I wanted to know more about why Trump is immune to fact-checking by journalists who, based on research, marshal an army of facts to back conclusions that many things Trump says are not true. Politifact found 51 percent of Clinton’s statements are true or mostly true compared with only 15 percent of Trump’s statements.

The answers were revealing. These voters do not trust the journalist umpires.

“Respectfully, the public has heard for 30 years that the media, not all the media, but from a significant portion of you, that every single Republican who has run is the dumbest, least honest, most racist whatever that has ever run for office,” a woman replied.

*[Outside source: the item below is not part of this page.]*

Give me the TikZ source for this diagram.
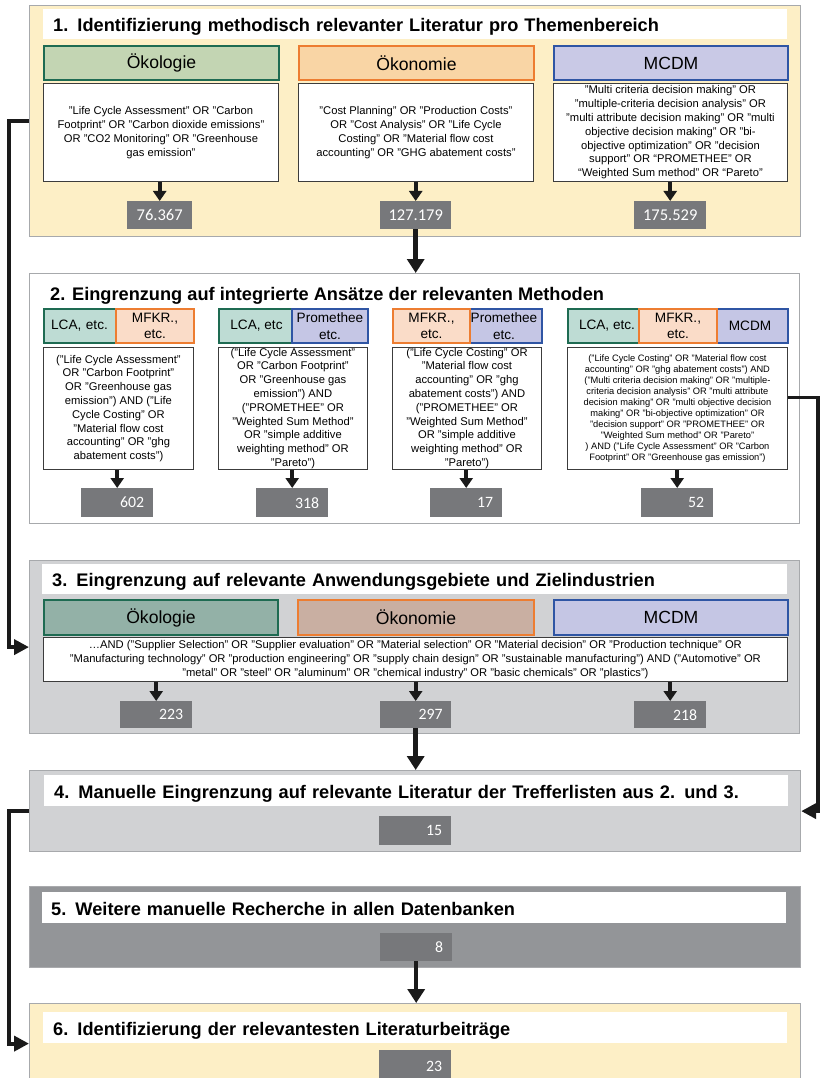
\documentclass[tikz,border=0pt]{standalone}
\usepackage{fontspec}
\setmainfont{Liberation Sans}
\newfontfamily\numfamily{Carlito}
\usetikzlibrary{arrows.meta}
\definecolor{ylw}{HTML}{FDEFC6}
\definecolor{pgray}{HTML}{A7A9AC}
\definecolor{lgray}{HTML}{D1D2D4}
\definecolor{mgray}{HTML}{939598}
\definecolor{cgray}{HTML}{77787B}
\definecolor{dgreen}{HTML}{1E6B52}
\definecolor{orng}{HTML}{ED7D31}
\definecolor{blu}{HTML}{2F55A4}
\definecolor{ecoA}{HTML}{C3D5B3}
\definecolor{oekA}{HTML}{F9D5A5}
\definecolor{mcA}{HTML}{C9C9E6}
\definecolor{lcaB}{HTML}{BEDCD4}
\definecolor{mfB}{HTML}{FADCC8}
\definecolor{prB}{HTML}{C5C6E5}
\definecolor{ecoC}{HTML}{93B1A7}
\definecolor{oekC}{HTML}{C9AFA2}
\definecolor{mcC}{HTML}{C5C6E4}
\definecolor{qborder}{HTML}{3C3C3C}
\definecolor{linkc}{HTML}{1A1A1A}
\newcommand\FTtitle{\fontsize{18.2}{21}\selectfont\bfseries}
\newcommand\FTcat{\fontsize{17.6}{20}\selectfont}
\newcommand\FTsub{\fontsize{13.6}{16.5}\selectfont}
\newcommand\FTq{\fontsize{11.2}{13.8}\selectfont}
\newcommand\FTqs{\fontsize{9.3}{11}\selectfont}
\newcommand\FTnum{\numfamily\fontsize{16.5}{18}\selectfont}
\newcommand\FTnumb{\numfamily\fontsize{15.8}{18}\selectfont}
\tikzset{
  bx/.style n args={4}{anchor=north west, at={(#1,#2)}, minimum width={(#3-(#1))*1pt}, minimum height={(#4-(#2))*1pt}},
  panel/.style={draw=pgray, line width=1.2pt, inner sep=0pt},
  band/.style={fill=white, inner sep=0pt, font=\FTtitle, align=left, text height=15pt, text depth=0pt},
  cat/.style={line width=2pt, inner sep=0pt, font=\FTcat},
  sub/.style={line width=2pt, inner sep=0pt, font=\FTsub, align=center},
  qbox/.style={draw=qborder, fill=white, line width=0.9pt, inner sep=0pt, align=center, font=\FTq},
  cnt/.style={fill=cgray, text=white, inner sep=0pt, font=\FTnumb, align=right, text width=54pt},
  cntc/.style={fill=cgray, text=white, inner sep=0pt, font=\FTnum, align=center},
  arr/.style={draw=linkc, line width=3.6pt, -{Triangle[width=13pt,length=10pt]}},
  bigarr/.style={draw=linkc, line width=4.5pt, -{Triangle[width=17pt,length=14pt]}},
  link/.style={draw=linkc, line width=3.8pt, -{Triangle[width=15pt,length=15pt]}}
}
\begin{document}
\begin{tikzpicture}[x=1pt,y=-1pt]
\useasboundingbox (0,0) rectangle (819,1078);
% ---------- Panel 1
\node[panel, fill=ylw, bx={29}{5}{800}{236}] (p1) {};
\node[band, bx={43}{9}{787}{39}, text width=724pt] (t1) {1. Identifizierung methodisch relevanter Literatur pro Themenbereich};
\node[cat, draw=dgreen, fill=ecoA, bx={43}{45}{278}{79}] (k11) {Ökologie};
\node[cat, draw=orng, fill=oekA, bx={298}{45}{533}{79}] (k12) {Ökonomie};
\node[cat, draw=blu, fill=mcA, bx={553}{45}{787}{79}] (k13) {MCDM};
\node[qbox, bx={43}{83}{278}{181}] (q11) {"Life Cycle Assessment" OR "Carbon\\Footprint"  OR "Carbon dioxide emissions"\\OR "CO2 Monitoring"  OR "Greenhouse\\gas emission"};
\node[qbox, bx={298}{83}{533}{181}] (q12) {"Cost Planning" OR "Production Costs"\\OR "Cost Analysis" OR "Life Cycle\\Costing" OR "Material flow cost\\accounting" OR "GHG abatement costs"};
\node[qbox, bx={553}{83}{787}{181}] (q13) {"Multi criteria decision making" OR\\"multiple-criteria decision  analysis" OR\\"multi attribute decision making" OR "multi\\objective decision making" OR "bi-\\objective optimization" OR "decision\\support" OR “PROMETHEE”  OR\\“Weighted Sum method” OR “Pareto”};
\node[cntc, bx={127}{201}{192}{229}] (c11) {76.367};
\node[cntc, bx={380}{201}{451}{229}] (c12) {127.179};
\node[cntc, bx={634}{201}{706}{229}] (c13) {175.529};
\draw[arr] (c11.north |- q11.south) -- (c11.north);
\draw[arr] (c12.north |- q12.south) -- (c12.north);
\draw[arr] (c13.north |- q13.south) -- (c13.north);
% ---------- Panel 2
\node[panel, fill=white, bx={29}{273}{799}{523}] (p2) {};
\draw[bigarr] (c12.south) -- (c12.south |- p2.north);
\node[anchor=west, inner sep=0pt, font=\FTtitle] (t2) at (50,296) {2. Eingrenzung auf integrierte Ansätze der relevanten Methoden};
\node[sub, draw=dgreen, fill=lcaB, bx={43}{308}{120}{342}, text width=72pt] (s11) {\hspace*{-6pt}LCA, etc.};
\node[sub, draw=orng, fill=mfB, bx={115}{308}{193}{342}] (s12) {MFKR.,\\etc.};
\node[sub, draw=dgreen, fill=lcaB, bx={218}{308}{293}{342}] (s21) {LCA, etc};
\node[sub, draw=blu, fill=prB, bx={291}{308}{367}{342}] (s22) {Promethee\\etc.};
\node[sub, draw=blu, fill=prB, bx={465}{308}{541}{342}] (s32) {Promethee\\etc.};
\node[sub, draw=orng, fill=mfB, bx={392}{308}{469}{342}] (s31) {MFKR.,\\etc.};
\node[sub, draw=dgreen, fill=lcaB, bx={567}{308}{645}{342}] (s41) {LCA, etc.};
\node[sub, draw=blu, fill=prB, bx={711}{308}{787}{342}] (s43) {MCDM};
\node[sub, draw=orng, fill=mfB, bx={638}{308}{716}{342}] (s42) {MFKR.,\\etc.};
\node[qbox, bx={43}{347}{193}{469}] (q21) {("Life Cycle Assessment"\\OR  "Carbon Footprint"\\OR "Greenhouse gas\\emission") AND ("Life\\Cycle Costing"  OR\\"Material flow cost\\accounting" OR "ghg\\abatement costs")};
\node[qbox, bx={218}{347}{367}{469}] (q22) {("Life Cycle Assessment"\\OR "Carbon Footprint"\\OR "Greenhouse gas\\emission") AND\\("PROMETHEE"  OR\\"Weighted Sum Method"\\OR "simple additive\\weighting method" OR\\"Pareto")};
\node[qbox, bx={392}{347}{541}{469}] (q23) {("Life Cycle Costing" OR\\"Material flow cost\\accounting" OR "ghg\\abatement costs") AND\\("PROMETHEE"  OR\\"Weighted Sum Method"\\OR "simple additive\\weighting  method" OR\\"Pareto")};
\node[qbox, font=\FTqs, bx={567}{347}{787}{469}] (q24) {("Life Cycle Costing" OR "Material flow cost\\accounting" OR "ghg abatement costs") AND\\("Multi criteria decision making" OR "multiple-\\criteria decision  analysis" OR "multi attribute\\decision making"  OR "multi objective decision\\making" OR "bi-objective optimization" OR\\"decision support" OR "PROMETHEE"  OR\\"Weighted Sum method" OR "Pareto"\\) AND ("Life Cycle Assessment" OR "Carbon\\Footprint" OR "Greenhouse gas emission")};
\node[cnt, bx={81}{488}{153}{517}] (c21) {602};
\node[cnt, bx={256}{488}{328}{517}] (c22) {318};
\node[cnt, bx={430}{488}{502}{517}] (c23) {17};
\node[cnt, bx={641}{488}{713}{517}] (c24) {52};
\draw[arr] (c21.north |- q21.south) -- (c21.north);
\draw[arr] (c22.north |- q22.south) -- (c22.north);
\draw[arr] (c23.north |- q23.south) -- (c23.north);
\draw[arr] (c24.north |- q24.south) -- (c24.north);
% ---------- Panel 3
\node[panel, fill=lgray, bx={29}{560}{799}{733}] (p3) {};
\node[band, bx={42}{564}{787}{594}, text width=725pt] (t3) {3. Eingrenzung auf relevante Anwendungsgebiete und Zielindustrien};
\node[cat, draw=dgreen, fill=ecoC, bx={43}{599}{277}{634}] (k31) {Ökologie};
\node[cat, draw=orng, fill=oekC, bx={297}{599}{533}{634}] (k32) {Ökonomie};
\node[cat, draw=blu, fill=mcC, bx={553}{599}{787}{634}] (k33) {MCDM};
\node[qbox, bx={43}{637}{787}{681}] (q3) {…AND ("Supplier  Selection" OR "Supplier evaluation"  OR "Material  selection" OR "Material  decision" OR "Production technique" OR\\"Manufacturing  technology" OR "production engineering"  OR "supply chain design" OR "sustainable manufacturing")  AND ("Automotive" OR\\"metal" OR "steel" OR "aluminum" OR "chemical industry" OR "basic chemicals" OR "plastics")};
\node[cnt, bx={120}{701}{192}{728}] (c31) {223};
\node[cnt, bx={380}{701}{451}{728}] (c32) {297};
\node[cnt, bx={634}{701}{706}{728}] (c33) {218};
\draw[arr] (c31.north |- q3.south) -- (c31.north);
\draw[arr] (c32.north |- q3.south) -- (c32.north);
\draw[arr] (c33.north |- q3.south) -- (c33.north);
% ---------- Panel 4
\node[panel, fill=lgray, bx={29}{770}{800}{851}] (p4) {};
\draw[bigarr] (c32.south) -- (c32.south |- p4.north);
\node[band, bx={44}{775}{788}{806}, text width=724pt] (t4) {4. Manuelle Eingrenzung auf relevante Literatur der Trefferlisten aus 2. und 3.};
\node[cnt, bx={379}{816}{451}{845}] (c4) {15};
% ---------- Panel 5
\node[panel, draw=mgray!80!white, fill=mgray, bx={29}{886}{800}{967}] (p5) {};
\node[band, bx={42}{892}{786}{923}, text width=726pt] (t5) {5. Weitere manuelle Recherche in allen Datenbanken};
\node[cnt, bx={380}{933}{452}{961}] (c5) {8};
% ---------- Panel 6
\node[panel, fill=ylw, bx={29}{1003}{800}{1083}] (p6) {};
\draw[bigarr] (c5.south) -- (c5.south |- p6.north);
\node[band, bx={43}{1012}{787}{1043}, text width=724pt] (t6) {6. Identifizierung der relevantesten Literaturbeiträge};
\node[cnt, bx={379}{1050}{451}{1085}] (c6) {\raisebox{3pt}{23}};
% ---------- connectors
\draw[link] (p1.west) -- ++(-20,0) |- (p3.west);
\draw[link] ([yshift=11pt]q24.east) -- ++(30,0) |- (p4.east);
\draw[link] (p4.west) -- ++(-20,0) |- (p6.west);
\end{tikzpicture}
\end{document}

She continued, “. . . So when an actual stupid crazy dishonest racist showed up, no one believed you.”

A man said, “It’s kind of up to your discretion what you are fact-checking and what you are not. And also, Clinton has a responsibility to be honest because she was an elected official, where Trump is just the head of his organization.”

Another woman said Clinton “wants it so much she will say anything, she will do anything. The people behind her will say anything or do anything.”

The last two comments demonstrated quite a double standard when it comes to Clinton. I get that Clinton — especially with her private email server woes — is branded a liar. Trump is getting away without being held to any standard of truthfulness.

I asked Luntz about this.

Said Luntz: “They expect it from him and they don’t believe that he can control it. This should really depress you.”